▶ [PROBLEM DETAILS]: Would you print the records below from the first line through the line containing "0.00572, 0.00645, 0.00358, 0.00012, 0.00948, 0.00888]", skipping the pictures?

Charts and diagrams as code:
---+---

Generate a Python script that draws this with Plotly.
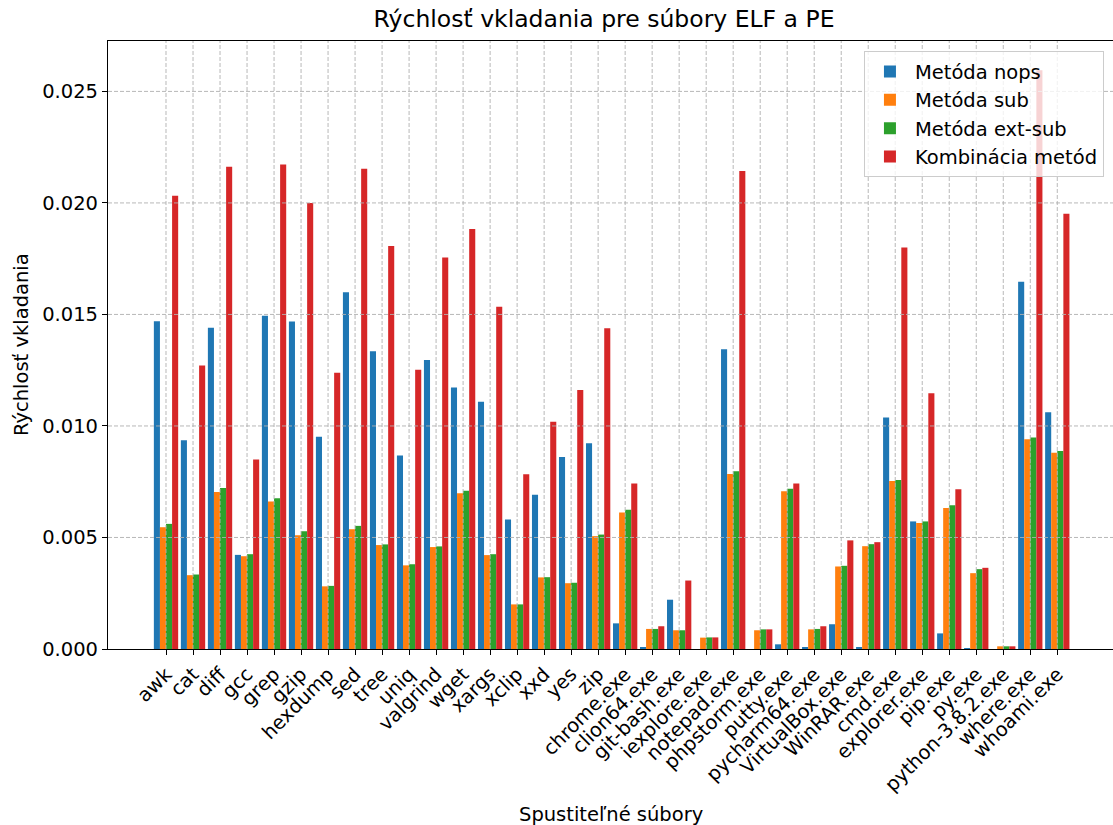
import plotly.graph_objects as go

categories = ["awk", "cat", "diff", "gcc", "grep", "gzip", "hexdump", "sed", "tree", "uniq",
              "valgrind", "wget", "xargs", "xclip", "xxd", "yes", "zip", "chrome.exe",
              "clion64.exe", "git-bash.exe", "iexplore.exe", "notepad.exe", "phpstorm.exe",
              "putty.exe", "pycharm64.exe", "VirtualBox.exe", "WinRAR.exe", "cmd.exe",
              "explorer.exe", "pip.exe", "py.exe", "python-3.8.2.exe", "where.exe", "whoami.exe"]

nops = [0.01470, 0.00936, 0.01440, 0.00422, 0.01494, 0.01468, 0.00952, 0.01600, 0.01335, 0.00868,
        0.01296, 0.01173, 0.01109, 0.00581, 0.00692, 0.00861, 0.00923, 0.00115,
        0.00009, 0.00221, 0.0, 0.01344, 0.0,
        0.00021, 0.00009, 0.00111, 0.00006, 0.01038,
        0.00572, 0.00070, 0.00004, 0.0, 0.01647, 0.01062]

sub = [0.00546, 0.00331, 0.00704, 0.00416, 0.00661, 0.00510, 0.00281, 0.00537, 0.00466, 0.00375,
       0.00457, 0.00698, 0.00421, 0.00200, 0.00321, 0.00295, 0.00506, 0.00612,
       0.00090, 0.00084, 0.00051, 0.00785, 0.00084,
       0.00707, 0.00088, 0.00370, 0.00461, 0.00753,
       0.00565, 0.00632, 0.00340, 0.00012, 0.00940, 0.00880]

ext_sub = [0.00561, 0.00334, 0.00722, 0.00425, 0.00676, 0.00528, 0.00283, 0.00552, 0.00469, 0.00380,
           0.00460, 0.00709, 0.00425, 0.00200, 0.00322, 0.00297, 0.00513, 0.00624,
           0.00090, 0.00084, 0.00052, 0.00797, 0.00088,
           0.00719, 0.00090, 0.00373, 0.00470, 0.00758,
           0.00572, 0.00645, 0.00358, 0.00012, 0.00948, 0.00888]

combined = [0.02032, 0.01271, 0.02162, 0.00850, 0.02172, 0.02000, 0.01239, 0.02153, 0.01807, 0.01252,
            0.01755, 0.01883, 0.01534, 0.00783, 0.01019, 0.01161, 0.01438, 0.00742,
            0.00102, 0.00307, 0.00052, 0.02143, 0.00088,
            0.00742, 0.00102, 0.00487, 0.00479, 0.01800,
            0.01147, 0.00716, 0.00364, 0.00012, 0.02595, 0.01952]

series_names = ["Metóda nops", "Metóda sub", "Metóda ext-sub", "Kombinácia metód"]
series_values = [nops, sub, ext_sub, combined]
colors = ["#1f77b4", "#ff7f0e", "#2ca02c", "#d62728"]
y_ticks = [0.0, 0.005, 0.010, 0.015, 0.020, 0.025]

FONT = "DejaVu Sans"

fig = go.Figure()
for name, vals, col in zip(series_names, series_values, colors):
    fig.add_trace(go.Bar(x=categories, y=vals, name=name,
                         marker=dict(color=col, line=dict(width=0))))

# grid lines drawn above the bars (as in the reference)
shapes = []
for i, _ in enumerate(categories):
    shapes.append(dict(type="line", xref="x", yref="paper", x0=i, x1=i, y0=0, y1=1,
                       line=dict(color="rgba(176,176,176,0.9)", width=1, dash="4px,2px"),
                       layer="above"))
for t in y_ticks[1:]:
    shapes.append(dict(type="line", xref="paper", yref="y", x0=0, x1=1, y0=t, y1=t,
                       line=dict(color="rgba(176,176,176,0.9)", width=1, dash="4px,2px"),
                       layer="above"))

fig.update_layout(
    width=1113, height=825,
    margin=dict(l=108, r=0, t=41, b=176),
    paper_bgcolor="white", plot_bgcolor="white",
    font=dict(family=FONT, size=19.5, color="black"),
    barmode="group", bargap=0.1, bargroupgap=0,
    title=dict(text="Rýchlosť vkladania pre súbory ELF a PE", x=0.5427, xanchor="center",
               y=1 - 19 / 825, yanchor="middle", font=dict(size=23.5, family=FONT)),
    xaxis=dict(type="category", range=[-2.148, 35.063], showgrid=False,
               showline=True, linecolor="black", linewidth=1.2, mirror=True,
               ticks="outside", ticklen=5, tickwidth=1.1, tickcolor="black",
               tickangle=-45, tickfont=dict(size=19.5), zeroline=False),
    yaxis=dict(range=[0, 0.02726], tickvals=y_ticks, tickformat=".3f",
               showgrid=False, showline=True, linecolor="black", linewidth=1.2, mirror=False,
               ticks="outside", ticklen=5, tickwidth=1.1, tickcolor="black",
               tickfont=dict(size=19.5), zeroline=False),
    legend=dict(x=0.991, y=0.983, xanchor="right", yanchor="top",
                bgcolor="rgba(255,255,255,0.8)", bordercolor="#cccccc", borderwidth=1,
                font=dict(size=19.5), itemwidth=40),
    shapes=shapes,
    annotations=[
        dict(text="Spustiteľné súbory", xref="paper", yref="paper", x=0.5005, y=(649 - 815) / 608.3,
             xanchor="center", yanchor="middle", showarrow=False, font=dict(size=19.5)),
        dict(text="Rýchlosť vkladania", xref="paper", yref="paper", x=(21 - 108) / 1005, y=0.5,
             xanchor="center", yanchor="middle", textangle=-90, showarrow=False,
             font=dict(size=19.5)),
    ],
)

fig.write_html("out.html",
               config={"displayModeBar": False},
               post_script="document.body.style.margin='0';document.body.style.padding='0';"
                           "document.body.style.overflow='hidden';")
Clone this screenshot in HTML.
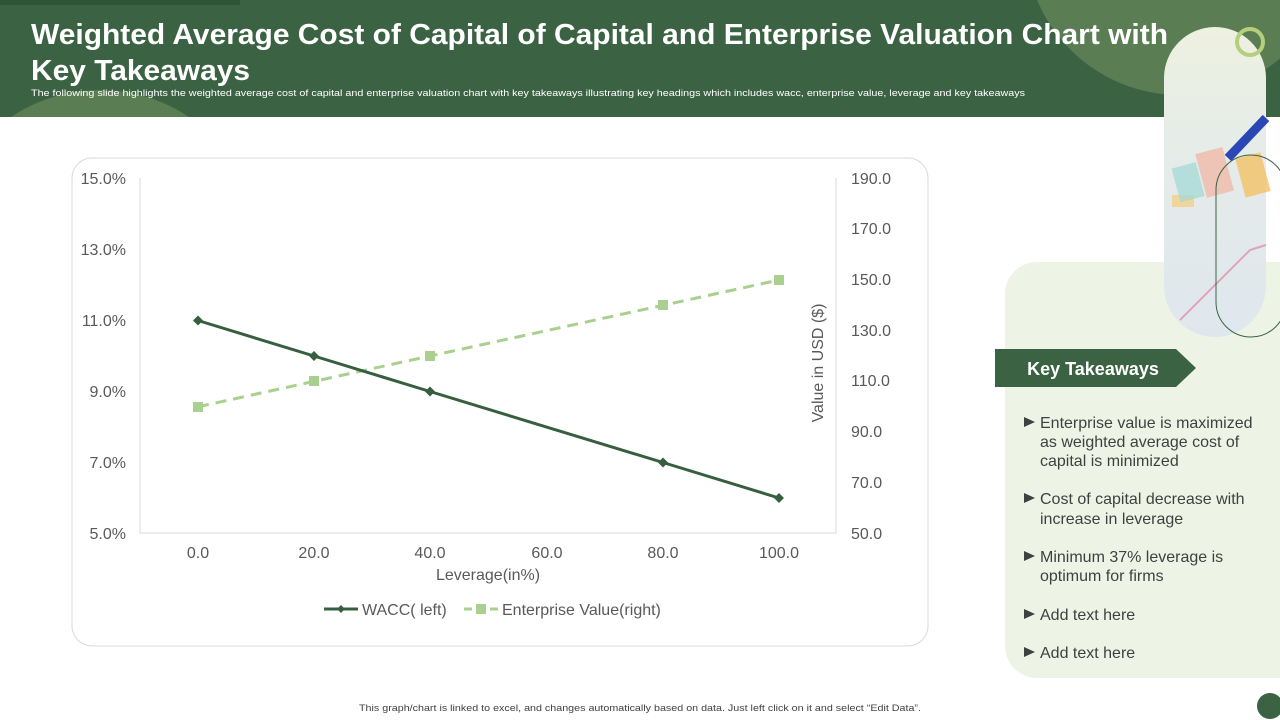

---+---

▶ [CORRECT OUTPUT]:
Generate a Python script that draws this with Plotly.
import plotly.graph_objects as go

categories = ["awk", "cat", "diff", "gcc", "grep", "gzip", "hexdump", "sed", "tree", "uniq",
              "valgrind", "wget", "xargs", "xclip", "xxd", "yes", "zip", "chrome.exe",
              "clion64.exe", "git-bash.exe", "iexplore.exe", "notepad.exe", "phpstorm.exe",
              "putty.exe", "pycharm64.exe", "VirtualBox.exe", "WinRAR.exe", "cmd.exe",
              "explorer.exe", "pip.exe", "py.exe", "python-3.8.2.exe", "where.exe", "whoami.exe"]

nops = [0.01470, 0.00936, 0.01440, 0.00422, 0.01494, 0.01468, 0.00952, 0.01600, 0.01335, 0.00868,
        0.01296, 0.01173, 0.01109, 0.00581, 0.00692, 0.00861, 0.00923, 0.00115,
        0.00009, 0.00221, 0.0, 0.01344, 0.0,
        0.00021, 0.00009, 0.00111, 0.00006, 0.01038,
        0.00572, 0.00070, 0.00004, 0.0, 0.01647, 0.01062]

sub = [0.00546, 0.00331, 0.00704, 0.00416, 0.00661, 0.00510, 0.00281, 0.00537, 0.00466, 0.00375,
       0.00457, 0.00698, 0.00421, 0.00200, 0.00321, 0.00295, 0.00506, 0.00612,
       0.00090, 0.00084, 0.00051, 0.00785, 0.00084,
       0.00707, 0.00088, 0.00370, 0.00461, 0.00753,
       0.00565, 0.00632, 0.00340, 0.00012, 0.00940, 0.00880]

ext_sub = [0.00561, 0.00334, 0.00722, 0.00425, 0.00676, 0.00528, 0.00283, 0.00552, 0.00469, 0.00380,
           0.00460, 0.00709, 0.00425, 0.00200, 0.00322, 0.00297, 0.00513, 0.00624,
           0.00090, 0.00084, 0.00052, 0.00797, 0.00088,
           0.00719, 0.00090, 0.00373, 0.00470, 0.00758,
           0.00572, 0.00645, 0.00358, 0.00012, 0.00948, 0.00888]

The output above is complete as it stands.